Malgré la multitude des moyens de paiement qui existent dans le monde, il se pose encore le problème des transactions électroniques au sein de l'économie haïtienne. Madame Gwendoline Darguste a abordé ce sujet en rappelant que la Banque de la République d'Haïti (BRH) est la garante du système de paiement en Haïti. Elle a également rappelé qu'il existe plusieurs lois qui portent sur les paiements alternatifs, ou prestataires de service de paiement en ligne. La directrice a informé que « Parmi les perspectives de la Banque Centrale en vue de rendre l'écosystème de paiement haïtien plus efficient, on travaille sur l'accréditation des systèmes de paiement. Les autorités travaillent également sur l'élaboration de la loi du système de paiement qui vise à standardiser les opérations des prestataires de service ainsi que de faciliter leur relation avec les prestataires étrangers. » a informé le chef du service de la dette externe à la direction des affaires internationales de la BRH.
« Le secteur artisanal est très important pour le pays bien que les artisans évoluent majoritairement dans le marché informel [...] En Haïti le secteur informel représente pratiquement 35% de notre PIB, travailler avec les artisans aidera à réduire la part de ce marché informel » a avancé Michel Patrick Boisvert au début de son intervention. Il a pointé du doigt un manque de communication, et a cité en exemple plusieurs considérations de l'État haïtien que les artisans ignorent : « Dans le décret de 1987 sur la patente, il y a des dispositions qui sont prises pour exonérer les entreprises qui existent dans ce secteur du droit fixe de la patente… Ces exonérations ont été reprises par la loi des finances de Juin 1996. Le code des investissements de 2002 prévoit des exonérations fiscales et douanières pour les entreprises et coopératives artisanales, et le délai de ces exemptions pouvait aller dans le temps jusqu'à 15 ans. Mais faute de communication, seulement 6 sociétés ont pu bénéficier des avantages incitatifs du code des investissements ».
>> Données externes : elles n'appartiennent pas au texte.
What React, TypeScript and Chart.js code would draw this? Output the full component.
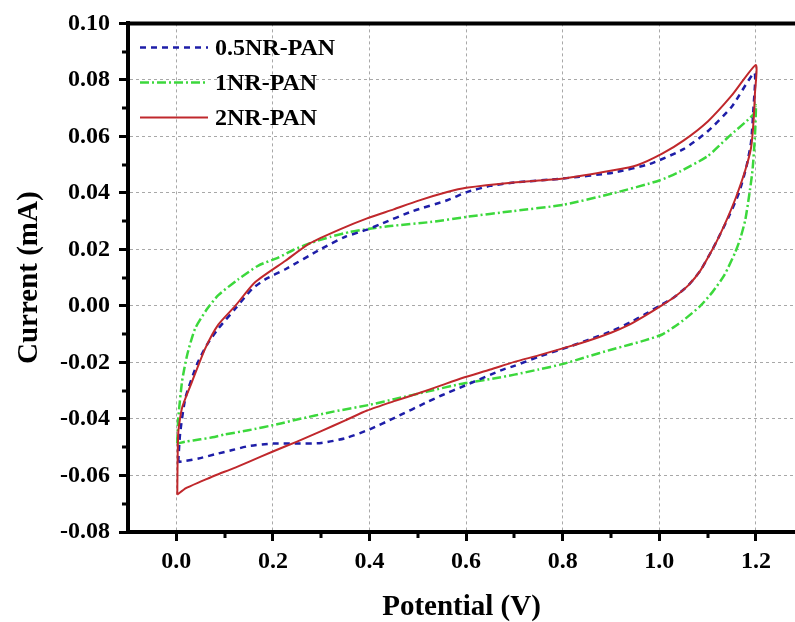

Le Ministre de l’Économie et des Finances a fait mention d'autres mesures qui ont été prises pour venir en aide aux petites et moyennes entreprises avec la loi du 12 mai 2020 sur le crédit bail. Il a annoncé de nouvelles dispositions pour le secteur artisanal : « À partir du budget 2024-2025, il y aura une considération budgétaire, qui visera à venir en aide au secteur artisanal ». Mais pour cela, il encourage les artisans à se regrouper en association afin de mieux bénéficier de l'accompagnement de l’État. Il a annoncé également l'entrée en vigueur au 1er octobre 2024 du Code Général des Impôts, un document qui reprend certaines des dispositions contenues dans le Code des investissements de 2002, comme les congés fiscaux accordés aux entreprises du secteur artisanal. « On doit travailler pour construire la résilience du secteur artisanal » a-t-il martelé.
Entre les propos des panélistes, et les réactions des personnes présentes, cette édition du Vendredi Culturel a donc passé au peigne fin la situation de l'artisanat haïtien. Comme l'a souligné le titulaire du Ministère de l’Économie et des Finances, c’était une véritable exposition des défis auxquels sont confrontés les artisans haïtiens. La résolution des problèmes qui empêchent l'expansion internationale de l'artisanat n'est pas pour maintenant comme l'a expliqué les différents intervenants, mais les enjeux doivent être adressés au cas par cas, avec l'implication de toutes les autorités et les institutions concernées.